An original Curatsy trailer, inspired by the book.

Evan Smoak has exactly one rule, which is really a whole architecture of rules stacked into a man: he helps the desperate, he never picks the job for himself and he does not cross certain lines. So of course book eleven hands him the assignment that asks him to cross all of them at once. Gregg Hurwitz has spent a decade building a fortress of a character just to watch him decide whether to knock a wall down.

What it's about

Antihero is the eleventh Orphan X novel and it finds the Nowhere Man taking the one job he swore he never would. That is the whole premise and it is the right amount to know going in. Evan is the product of a black government program that trained orphans into deniable assassins, then spat him out to reinvent himself as a pro bono guardian for people with nowhere left to turn. The series has always run on the tension between the weapon he was made into and the person he keeps choosing to be. Here that tension stops being philosophical and becomes the plot. When the assignment violates his own code, the question is not whether he can pull it off. It is who he becomes if he does.

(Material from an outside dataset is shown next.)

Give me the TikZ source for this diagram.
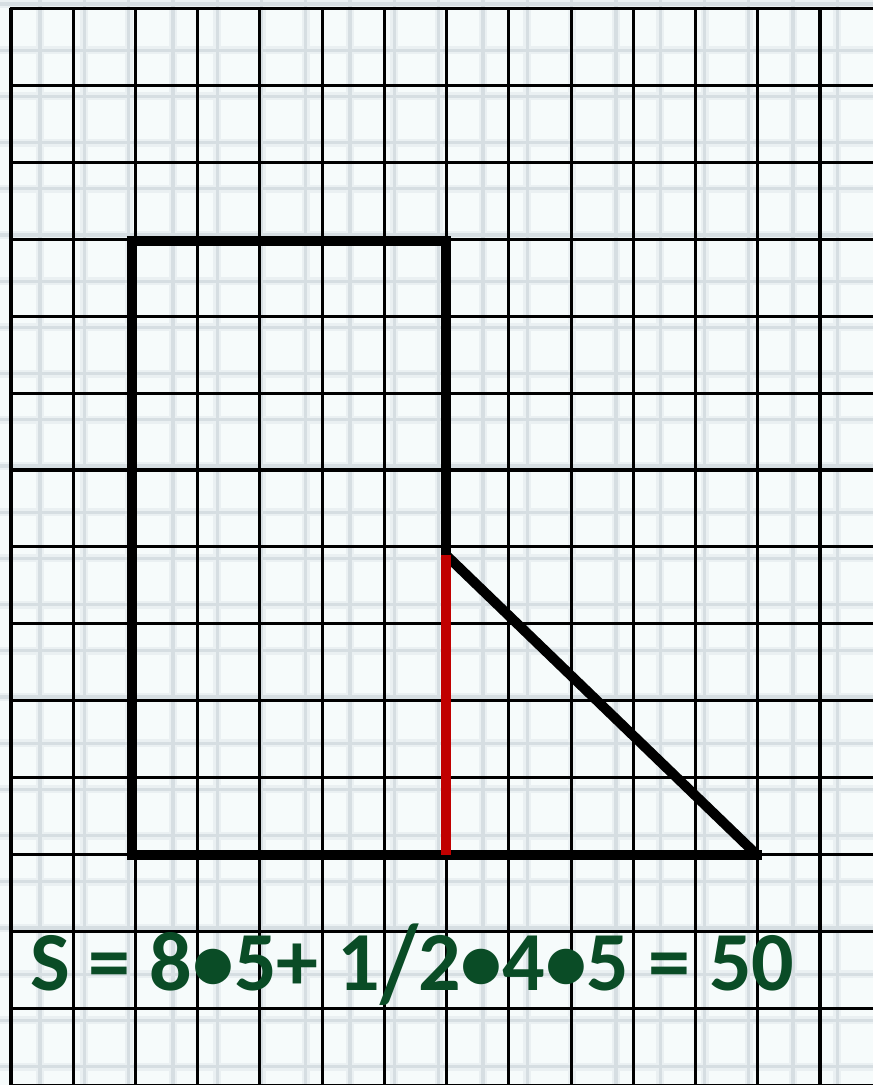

Why everyone's talking about it

This landed as the top-voted 2026 thriller on Goodreads, which tells you the fanbase showed up in force. Orphan X readers are loyal for a reason: Hurwitz writes clean, propulsive action and pairs it with an oddly tender interior life (Evan's deadpan struggle with normal human things like neighbors and feelings is half the charm). If you like a lone operative with an ironclad moral code, precise fight choreography and a plot that clicks shut like a good lock, this is squarely your lane.

Who should skip it: anyone starting cold. Book eleven rewards a decade of accumulated stakes, so newcomers will feel the emotional beats land soft. And if you want your thrillers slow, literary and interior, the Nowhere Man moves too fast to sit still with you.

The verdict, for now

If you have followed Evan this far, this is the payoff chapter you have been circling toward, so read it. If you are new, resist the urge to start here and go back to Orphan X first: the whole point of watching a man break his rules is knowing exactly how much they cost him. Either way, clear an evening. Evan does not do slow.